Zagaris, George (Air Force Research Laboratory)

Holst, Kevin
Tyson, William
Starr, Robert
McNally, Robert P.
Lamberson, Steve
Bond, Ryan
Sitaraman, Jayanarayanan

Incorporation of GPUs/Accelerators into Physics-based Codes

Trends in High-Performance Computing (HPC) architecture design are moving towards heterogeneous system architectures as a way to boost application performance. Heterogeneous systems combine conventional multi-core CPUs with specialized accelerators, e.g., GPUs, that collectively expose thousands of cores to the application within a single node. The advent of heterogeneous HPC clusters as the dominant computing platform for advanced simulation & computing has enabled high fidelity simulations at unprecedented scale and resolution, leading to new insights and enabling solutions to problems that were previously not tractable.

However, harnessing the massive parallelism of heterogeneous systems, in a portable manner and across a diverse set of architectures presents significant software engineering challenges. Large scale multi-physics codes are a foundational pillar to core missions in the DoD. These codes are employed to address questions of national and global interest and are required to achieve high performance across a diverse set of architectures, ranging from laptops, high-end engineering workstations, conventional clusters with commodity multi-processors, to current heterogeneous peta-scale and exa-scale systems.

Due to the sheer size, complexity and high inertia of developing and validating a multi-physics code, it is desirable to maintain a single-source codebase that is readily parallel and portable across different architectures. Moreover, the code needs to be easily maintainable over time and across multiple platform generations. The impetus for a single-source codebase has prompted the development of libraries and abstraction layers that insulate application developers from the underlying architecture.

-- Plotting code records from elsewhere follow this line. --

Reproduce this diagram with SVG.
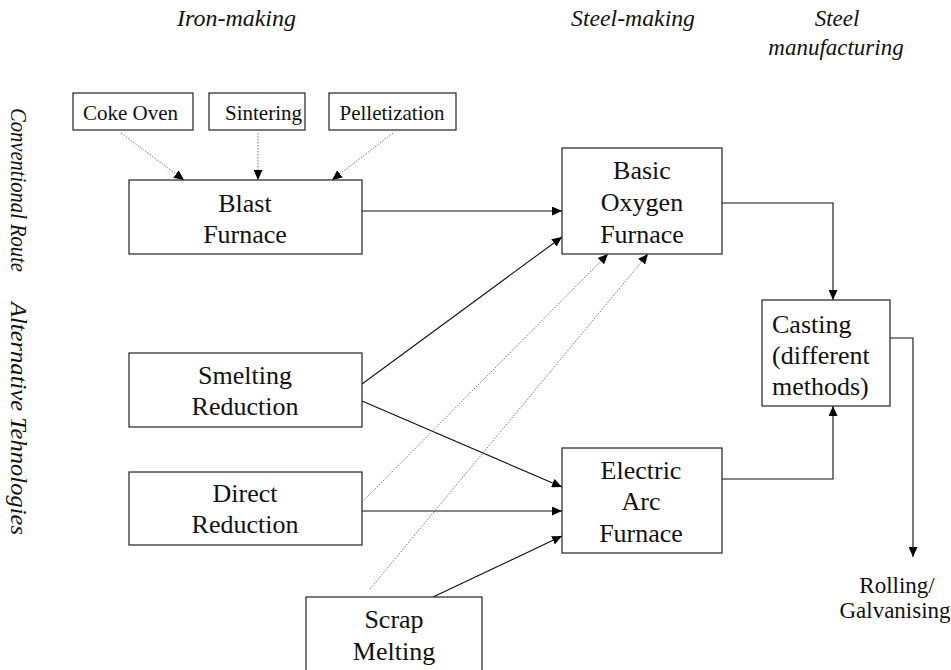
<svg xmlns="http://www.w3.org/2000/svg" width="951" height="670" viewBox="0 0 951 670">
<style>
.box{fill:#fff;stroke:#222;stroke-width:1.2}
.t{font-family:"Liberation Serif","Times New Roman",serif;font-size:26px;fill:#111;text-anchor:middle}
.tl{font-family:"Liberation Serif","Times New Roman",serif;font-size:26px;fill:#111;text-anchor:start}
.ts{font-family:"Liberation Serif","Times New Roman",serif;font-size:21px;fill:#111}
.h{font-family:"Liberation Serif","Times New Roman",serif;font-size:23px;font-style:italic;fill:#111}
.hc{font-family:"Liberation Serif","Times New Roman",serif;font-size:23px;font-style:italic;fill:#111;text-anchor:middle}
.ln{fill:none;stroke:#111;stroke-width:1.1}
.dt{fill:none;stroke:#666;stroke-width:0.9;stroke-dasharray:1.5 1.5}
</style>
<defs>
<marker id="ah" markerUnits="userSpaceOnUse" markerWidth="11" markerHeight="9" refX="10" refY="4.5" orient="auto">
<path d="M0,0 L10,4.5 L0,9 z" fill="#000"/>
</marker>
</defs>
<rect width="951" height="670" fill="#fff"/>

<g id="headers">
<text class="h" x="177" y="26" textLength="119" lengthAdjust="spacingAndGlyphs">Iron-making</text>
<text class="h" x="571" y="26" textLength="124" lengthAdjust="spacingAndGlyphs">Steel-making</text>
<text class="hc" x="837" y="26">Steel</text>
<text class="hc" x="836" y="55">manufacturing</text>
<text class="h" transform="translate(11,108) rotate(90)" textLength="164" lengthAdjust="spacingAndGlyphs">Conventional Route</text>
<text class="h" transform="translate(11,302) rotate(90)" textLength="233" lengthAdjust="spacingAndGlyphs">Alternative Tehnologies</text>
</g>

<g id="connectors">
<line class="dt" x1="121" y1="133" x2="184" y2="180" marker-end="url(#ah)"/>
<line class="dt" x1="258" y1="133" x2="258" y2="180" marker-end="url(#ah)"/>
<line class="dt" x1="393" y1="133" x2="332" y2="180" marker-end="url(#ah)"/>
<line class="ln" x1="362" y1="211" x2="562" y2="211" marker-end="url(#ah)"/>
<line class="ln" x1="362" y1="384" x2="562" y2="237" marker-end="url(#ah)"/>
<line class="ln" x1="362" y1="401" x2="562" y2="487" marker-end="url(#ah)"/>
<line class="ln" x1="362" y1="511" x2="562" y2="511" marker-end="url(#ah)"/>
<line class="dt" x1="362" y1="502" x2="608" y2="254" marker-end="url(#ah)"/>
<line class="dt" x1="370" y1="589" x2="648" y2="254" marker-end="url(#ah)"/>
<line class="ln" x1="433" y1="597" x2="562" y2="536" marker-end="url(#ah)"/>
<polyline class="ln" points="722,203 833,203 833,300" marker-end="url(#ah)"/>
<polyline class="ln" points="722,479 833,479 833,406" marker-end="url(#ah)"/>
<polyline class="ln" points="890,338 913,338 913,557" marker-end="url(#ah)"/>
</g>

<g id="coke-oven">
<rect class="box" x="73" y="93" width="120" height="37"/>
<text class="ts" x="83" y="120">Coke Oven</text>
</g>
<g id="sintering">
<rect class="box" x="209" y="93" width="96" height="37"/>
<text class="ts" x="225" y="120">Sintering</text>
</g>
<g id="pelletization">
<rect class="box" x="329" y="93" width="127" height="37"/>
<text class="ts" x="339.5" y="120">Pelletization</text>
</g>
<g id="blast-furnace">
<rect class="box" x="129" y="180" width="233" height="74"/>
<text class="t" x="245" y="211.5">Blast</text>
<text class="t" x="245" y="242.5">Furnace</text>
</g>
<g id="basic-oxygen-furnace">
<rect class="box" x="562" y="148" width="160" height="106"/>
<text class="t" x="642" y="179">Basic</text>
<text class="t" x="642" y="211">Oxygen</text>
<text class="t" x="642" y="243">Furnace</text>
</g>
<g id="casting">
<rect class="box" x="762" y="300" width="128" height="106"/>
<text class="tl" x="772" y="333">Casting</text>
<text class="tl" x="772" y="363.5">(different</text>
<text class="tl" x="772" y="395">methods)</text>
</g>
<g id="smelting-reduction">
<rect class="box" x="129" y="353" width="233" height="74"/>
<text class="t" x="245" y="383.5">Smelting</text>
<text class="t" x="245" y="415">Reduction</text>
</g>
<g id="direct-reduction">
<rect class="box" x="129" y="472" width="233" height="73"/>
<text class="t" x="245" y="501.5">Direct</text>
<text class="t" x="245" y="533">Reduction</text>
</g>
<g id="electric-arc-furnace">
<rect class="box" x="562" y="448" width="160" height="105"/>
<text class="t" x="641" y="478.5">Electric</text>
<text class="t" x="641" y="509.5">Arc</text>
<text class="t" x="641" y="541.5">Furnace</text>
</g>
<g id="scrap-melting">
<rect class="box" x="306" y="597" width="176" height="80"/>
<text class="t" x="394" y="628">Scrap</text>
<text class="t" x="394" y="659.5">Melting</text>
</g>
<g id="rolling-galvanising">
<text class="t" x="897" y="592.5" style="font-size:23px">Rolling/</text>
<text class="t" x="895" y="618" style="font-size:23px">Galvanising</text>
</g>
</svg>
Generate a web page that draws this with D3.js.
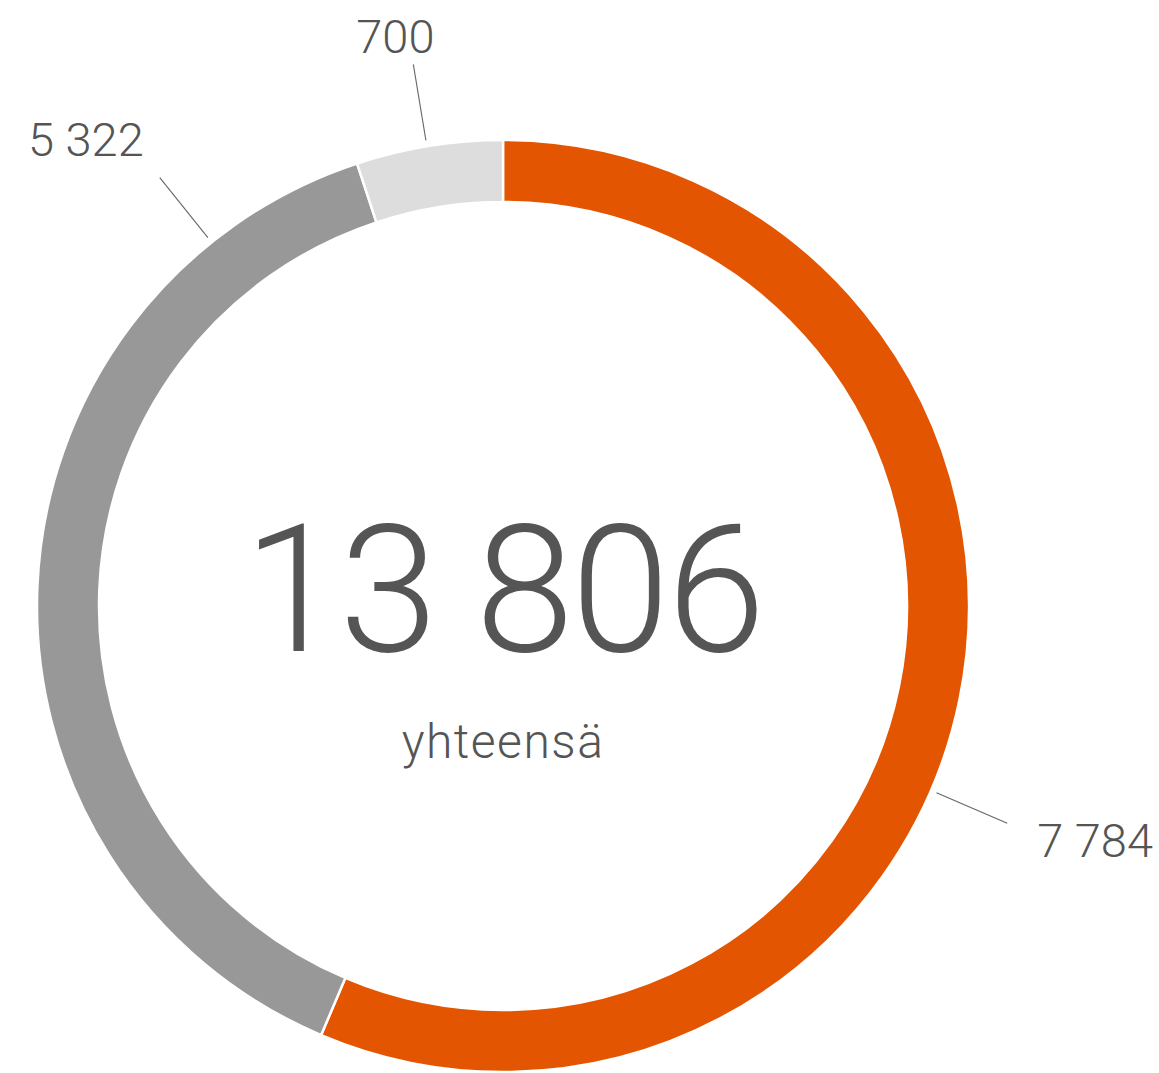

One such development effort is Mint, which provides a comprehensive mesh data model and mesh-aware, fine-grain parallel execution model that insulates application developers from the programming model and architecture details. This enables the implementation of computational kernels that are born parallel and portable without tying the kernel directly to any specific architecture. In this talk, we present Mint and its use in a mini-app that solves the Reynold's Averaged Navier-Stokes equations on an unstructured mesh that will help inform the evolution of CREATE-AV Kestrel's flow solvers.